Latest commercial property news from Lambert Smith Hampton

Housebuilding 'surge' will be controlled

14/07/2015

Radical new planning measures announced by the Government may not lead to an immediate surge in house-building in Bristol and the South West, according to LSH.

Chancellor George Osborne and business secretary Sajid Javid announced further changes to the planning system that seek to deliver more new homes through speedier decisions, lessened controls and more pressure on councils to deliver their Local Plans. 
 
Within a wider Government publication - Fixing the Foundations: Creating a more prosperous nation - a series of reforms have been presented to act as a mechanism for the delivery of housing as part boosting wider economic growth.
 
Mr Osborne said he wants residents in London to be able to build extra storeys on their properties without planning approval from their local council.
Speaking at the launch of the document, Mr Javid said a new “zonal system” will give automatic planning permission for all suitable brownfield sites.
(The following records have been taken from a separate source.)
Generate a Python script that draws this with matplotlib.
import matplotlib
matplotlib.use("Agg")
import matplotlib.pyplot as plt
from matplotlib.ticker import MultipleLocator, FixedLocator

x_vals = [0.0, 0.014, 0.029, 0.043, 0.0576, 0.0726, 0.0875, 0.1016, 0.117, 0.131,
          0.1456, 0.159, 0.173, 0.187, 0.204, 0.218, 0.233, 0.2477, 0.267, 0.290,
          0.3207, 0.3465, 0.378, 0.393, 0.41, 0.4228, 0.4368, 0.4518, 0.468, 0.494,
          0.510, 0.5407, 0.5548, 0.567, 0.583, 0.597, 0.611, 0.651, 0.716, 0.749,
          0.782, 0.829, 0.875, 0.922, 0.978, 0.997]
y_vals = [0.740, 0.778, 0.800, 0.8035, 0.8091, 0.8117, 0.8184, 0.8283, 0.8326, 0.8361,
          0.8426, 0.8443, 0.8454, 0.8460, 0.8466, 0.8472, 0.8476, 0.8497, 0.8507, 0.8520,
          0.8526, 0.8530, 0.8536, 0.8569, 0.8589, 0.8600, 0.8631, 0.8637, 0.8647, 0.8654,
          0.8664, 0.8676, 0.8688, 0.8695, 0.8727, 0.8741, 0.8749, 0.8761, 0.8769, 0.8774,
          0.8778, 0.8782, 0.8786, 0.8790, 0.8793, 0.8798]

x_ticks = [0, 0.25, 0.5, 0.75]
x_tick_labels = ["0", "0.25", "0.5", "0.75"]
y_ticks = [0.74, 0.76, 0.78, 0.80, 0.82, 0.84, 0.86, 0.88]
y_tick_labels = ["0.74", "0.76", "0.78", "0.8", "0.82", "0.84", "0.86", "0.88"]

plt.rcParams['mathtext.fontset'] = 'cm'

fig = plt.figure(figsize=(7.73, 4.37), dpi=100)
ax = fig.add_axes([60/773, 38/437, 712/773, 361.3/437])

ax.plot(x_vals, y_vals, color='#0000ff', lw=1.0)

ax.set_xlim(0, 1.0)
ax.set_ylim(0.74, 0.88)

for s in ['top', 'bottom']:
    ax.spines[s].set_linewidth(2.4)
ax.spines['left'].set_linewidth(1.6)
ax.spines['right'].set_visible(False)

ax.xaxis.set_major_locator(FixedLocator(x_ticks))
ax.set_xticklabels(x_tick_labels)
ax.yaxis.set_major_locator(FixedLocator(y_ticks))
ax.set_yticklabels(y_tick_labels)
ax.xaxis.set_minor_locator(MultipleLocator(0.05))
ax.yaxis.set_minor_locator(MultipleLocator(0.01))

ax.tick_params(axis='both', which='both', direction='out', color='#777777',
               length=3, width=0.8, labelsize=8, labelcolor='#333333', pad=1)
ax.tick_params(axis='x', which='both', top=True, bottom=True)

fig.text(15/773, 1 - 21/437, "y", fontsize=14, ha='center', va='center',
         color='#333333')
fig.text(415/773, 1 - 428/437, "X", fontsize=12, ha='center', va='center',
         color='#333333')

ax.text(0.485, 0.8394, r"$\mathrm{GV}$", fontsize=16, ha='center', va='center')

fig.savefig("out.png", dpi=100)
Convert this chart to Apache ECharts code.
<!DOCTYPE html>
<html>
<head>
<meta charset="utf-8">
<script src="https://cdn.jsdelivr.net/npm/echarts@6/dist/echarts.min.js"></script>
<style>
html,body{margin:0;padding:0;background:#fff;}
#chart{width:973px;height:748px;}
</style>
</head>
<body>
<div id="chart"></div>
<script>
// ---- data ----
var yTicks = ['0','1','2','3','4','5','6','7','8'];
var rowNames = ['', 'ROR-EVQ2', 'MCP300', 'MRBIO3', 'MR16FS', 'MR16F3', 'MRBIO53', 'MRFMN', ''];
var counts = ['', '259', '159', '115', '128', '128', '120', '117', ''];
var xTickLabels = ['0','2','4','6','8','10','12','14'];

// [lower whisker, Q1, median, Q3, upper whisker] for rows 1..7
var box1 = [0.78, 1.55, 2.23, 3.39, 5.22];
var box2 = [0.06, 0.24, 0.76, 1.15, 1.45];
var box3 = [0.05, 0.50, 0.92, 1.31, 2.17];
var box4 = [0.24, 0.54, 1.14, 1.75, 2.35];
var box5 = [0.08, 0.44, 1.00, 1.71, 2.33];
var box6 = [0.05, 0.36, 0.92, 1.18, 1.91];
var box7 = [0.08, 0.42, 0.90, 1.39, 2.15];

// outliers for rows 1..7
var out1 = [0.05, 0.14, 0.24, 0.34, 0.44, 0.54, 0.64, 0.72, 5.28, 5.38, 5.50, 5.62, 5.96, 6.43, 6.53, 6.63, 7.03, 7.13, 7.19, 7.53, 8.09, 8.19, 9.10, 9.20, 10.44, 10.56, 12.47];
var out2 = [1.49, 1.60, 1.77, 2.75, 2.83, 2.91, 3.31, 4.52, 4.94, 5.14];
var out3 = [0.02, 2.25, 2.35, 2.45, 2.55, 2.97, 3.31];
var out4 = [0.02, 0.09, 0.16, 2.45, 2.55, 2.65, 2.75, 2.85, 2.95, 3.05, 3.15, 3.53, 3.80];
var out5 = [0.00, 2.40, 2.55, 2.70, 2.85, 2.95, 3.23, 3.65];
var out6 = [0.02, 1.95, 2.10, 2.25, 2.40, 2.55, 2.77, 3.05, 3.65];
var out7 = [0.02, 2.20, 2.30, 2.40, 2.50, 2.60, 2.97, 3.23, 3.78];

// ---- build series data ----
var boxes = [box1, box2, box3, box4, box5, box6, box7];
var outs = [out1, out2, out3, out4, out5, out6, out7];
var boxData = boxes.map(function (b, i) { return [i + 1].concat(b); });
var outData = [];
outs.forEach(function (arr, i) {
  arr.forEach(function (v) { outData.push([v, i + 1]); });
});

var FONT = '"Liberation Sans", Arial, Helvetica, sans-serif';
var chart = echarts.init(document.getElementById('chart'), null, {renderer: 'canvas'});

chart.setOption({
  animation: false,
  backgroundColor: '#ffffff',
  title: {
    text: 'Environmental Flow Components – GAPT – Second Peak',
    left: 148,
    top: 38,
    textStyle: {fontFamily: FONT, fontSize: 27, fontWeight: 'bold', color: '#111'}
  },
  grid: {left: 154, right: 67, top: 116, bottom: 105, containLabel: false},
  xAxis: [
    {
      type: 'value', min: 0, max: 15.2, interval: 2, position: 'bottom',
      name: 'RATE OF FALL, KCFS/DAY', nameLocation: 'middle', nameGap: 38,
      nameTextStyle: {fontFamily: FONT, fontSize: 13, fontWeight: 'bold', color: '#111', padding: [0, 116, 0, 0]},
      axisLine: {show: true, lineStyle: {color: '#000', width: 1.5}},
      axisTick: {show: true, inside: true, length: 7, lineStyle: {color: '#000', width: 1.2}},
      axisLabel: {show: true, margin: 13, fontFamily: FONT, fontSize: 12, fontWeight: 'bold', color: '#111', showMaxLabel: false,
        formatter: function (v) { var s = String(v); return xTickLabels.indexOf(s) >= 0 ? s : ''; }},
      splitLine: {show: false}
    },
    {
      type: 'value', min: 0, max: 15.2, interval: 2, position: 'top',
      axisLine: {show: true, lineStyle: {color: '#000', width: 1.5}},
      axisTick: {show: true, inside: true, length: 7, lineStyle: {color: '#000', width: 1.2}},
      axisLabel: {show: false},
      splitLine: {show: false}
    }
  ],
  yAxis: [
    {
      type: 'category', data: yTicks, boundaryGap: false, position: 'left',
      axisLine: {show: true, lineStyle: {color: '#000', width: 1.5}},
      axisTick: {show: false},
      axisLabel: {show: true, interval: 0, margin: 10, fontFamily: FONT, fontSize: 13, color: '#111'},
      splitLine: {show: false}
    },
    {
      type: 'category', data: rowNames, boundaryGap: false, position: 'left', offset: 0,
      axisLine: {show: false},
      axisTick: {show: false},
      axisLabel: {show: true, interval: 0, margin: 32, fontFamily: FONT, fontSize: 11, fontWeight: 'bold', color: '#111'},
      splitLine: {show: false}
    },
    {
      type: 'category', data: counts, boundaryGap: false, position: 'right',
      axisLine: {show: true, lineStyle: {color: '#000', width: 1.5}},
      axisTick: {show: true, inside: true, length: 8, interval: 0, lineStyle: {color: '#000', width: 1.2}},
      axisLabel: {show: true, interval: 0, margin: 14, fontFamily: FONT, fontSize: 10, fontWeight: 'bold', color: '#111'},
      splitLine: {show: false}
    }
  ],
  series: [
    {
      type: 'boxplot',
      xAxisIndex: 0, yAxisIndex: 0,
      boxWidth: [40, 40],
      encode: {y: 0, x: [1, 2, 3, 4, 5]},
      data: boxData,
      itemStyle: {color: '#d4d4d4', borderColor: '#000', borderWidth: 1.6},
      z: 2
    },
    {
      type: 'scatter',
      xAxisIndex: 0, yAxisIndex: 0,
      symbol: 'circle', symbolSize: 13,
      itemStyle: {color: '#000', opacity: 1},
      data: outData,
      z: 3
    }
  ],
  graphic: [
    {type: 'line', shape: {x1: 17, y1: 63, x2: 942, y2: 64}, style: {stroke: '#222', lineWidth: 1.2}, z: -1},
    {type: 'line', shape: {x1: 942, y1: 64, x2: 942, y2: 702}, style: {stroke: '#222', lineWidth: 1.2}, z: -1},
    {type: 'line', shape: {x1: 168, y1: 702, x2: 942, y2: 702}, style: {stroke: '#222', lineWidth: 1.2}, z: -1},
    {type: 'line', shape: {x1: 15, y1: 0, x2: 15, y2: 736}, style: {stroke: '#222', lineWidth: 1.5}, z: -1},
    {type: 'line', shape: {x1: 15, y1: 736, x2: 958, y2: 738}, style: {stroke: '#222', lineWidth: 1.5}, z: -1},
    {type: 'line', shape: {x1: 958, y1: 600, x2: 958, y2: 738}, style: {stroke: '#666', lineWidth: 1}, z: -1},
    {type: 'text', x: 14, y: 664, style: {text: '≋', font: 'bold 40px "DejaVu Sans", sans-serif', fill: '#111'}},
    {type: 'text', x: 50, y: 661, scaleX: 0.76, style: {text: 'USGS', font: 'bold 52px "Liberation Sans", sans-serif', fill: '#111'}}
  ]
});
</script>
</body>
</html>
He added: “If a council fails to produce a suitable local plan, we’ll have it done it for them.”
 
Marcus Plaw, planning director at LSH in Bristol and the South West, said: “The Government’s clear statement that the UK has been incapable of meeting demand for new homes means that immediate and perhaps radical measures need to be applied. 
 
“The measures suggested included legislating to grant planning permission in principle on brownfield land that is suitable for housing and this has grabbed the headlines.
 
“However, before we get too carried away, clear and effective legislation will need to be put in place to deliver some of the document’s commitments. This will take time and, it must be said, there has been a tendency for more recent policy changes to lack adequate clear guidance to ensure their immediate, effective application.“
 
He added: “An approach to developing at higher densities proximate to transport hubs appears a sensible approach.  However, the reality is that where increasing residential densities affects building design the context and setting must still be considered.  The application of this approach will probably work more successfully in new urban extensions of expansive regeneration areas rather than established or historic areas.
 
“Using the Nationally Significant Infrastructure Projects (NSIP) regime could be an expeditious method for delivering homes – though the housing must be as part of a National Strategic Infrastructure Project and what this means in reality is ambiguous.  However, as such Projects progress under a strict timetable and against a narrower planning policy framework this could provide a good level of certainty for the development industry and investor markets. 
 
“Housing delivery through NSIP is a notable change and one that perhaps could be a precursor for future changes to deliver larger strategic sites as Nationally Significant Infrastructure Projects in their own right.  It will be a matter for clear legislative control, monitoring and corrective measures by the Government to see whether this and other initiatives are delivering the housing numbers targeted before the election.”